Buffer bucks the startup secrecy trend as it finds growth - sunils34
http://gigaom.com/2012/11/06/buffer-bucks-the-startup-secrecy-trend-as-it-finds-growth/
======
sgdesign
Is being open about your startup really "bucking the trend"? Maybe I hang out
on HN too much, but it'd seem to me that the trend is actually being
transparent.

------
brackin
Buffer is a brilliant team and a catalyst for how SaaS companies should be
ran. I started following Joel and then eventually Leo about a month after the
first landing page went live and from then people I spoke to about it could
see that this was going to be valuable. Some asked if it was only a feature.
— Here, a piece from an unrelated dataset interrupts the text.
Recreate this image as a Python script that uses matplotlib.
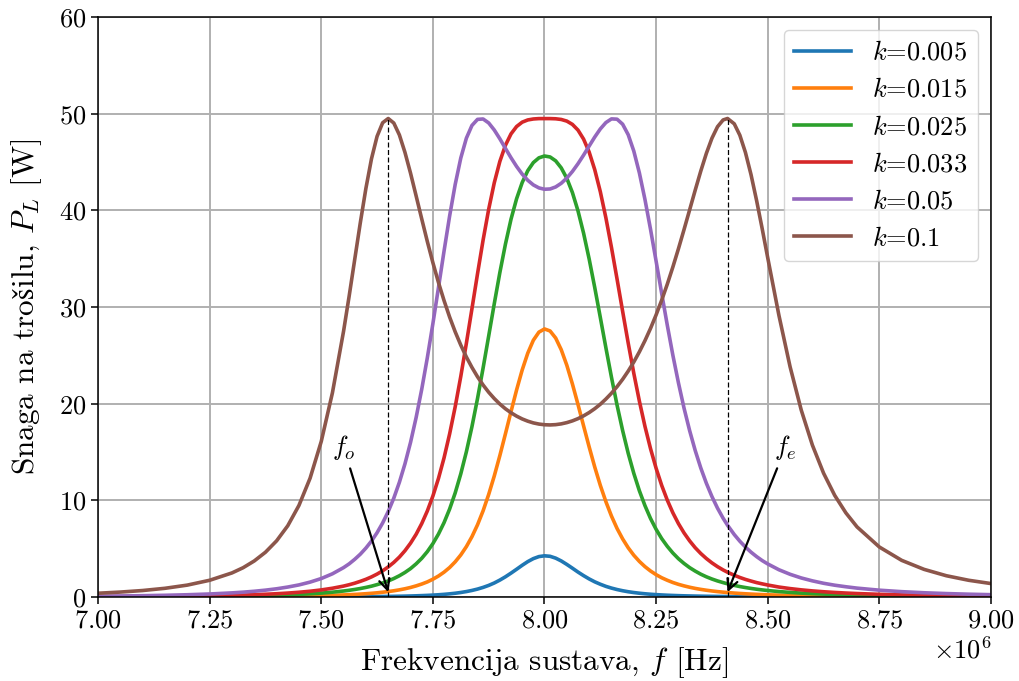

Though the product was relatively simple and wasn't compatible with all of the
applications it is today. The team behind it were extremely passionate about
it and were great at customer development. I'd send a tweet with a product
idea or reply to a post on their blog and I'd near-immediately see a reply. As
a customer this tells me they're in it for the long haul, they aren't going to
pivot next week and it's worth devoting myself to this platform. They are
doing all they can to make a great product and share it with the world.

The value of interacting with your customers is an art that they have to an
extent mastered. When you tweet or email buffer you quickly receive a reply,
in any article about them the team is thanking users. If you build a great
product and really engage with users. You'll definitely build a troop of
evangelists willing to pay for the product and spread the world to as many as
they can and as you continue to share your vision more of the free users will
join this group. This is why they are gaining traction, being built into more
apps as a sharing option and I wouldn't be surprised if more are paying. The
pricing is dead simple, they could easily charge much more.

------
biscarch
Inspiration acquired. +1 to the Buffer guys for being so transparent.

------
bravoyankee
Personally, I'm absolutely sick of Buffer. Damn, they email me more than most
services I use, they publish regularly on several blogs which you can find on
the front page of HN practically every day of the week, and they guest blog on
a number of high traffic social media sites.

Yes Buffer, you know how to game the press. Yes, you are hustlers. You have
controlled HN better than anyone I have ever seen (the herd mentality on HN is
very real, you know this), but man, there is such a thing as over-exposure.

If HN truly is about learning about and helping other startups, Buffer needs
to take a back seat and let others get some exposure.

P.S. That is the startup "secret". Publish on multiple blogs, maximum leverage
with your email list, make alliances with other apps, guest post on high
traffic websites and game HN RELENTLESSLY. Rinse and repeat. Rinse and repeat.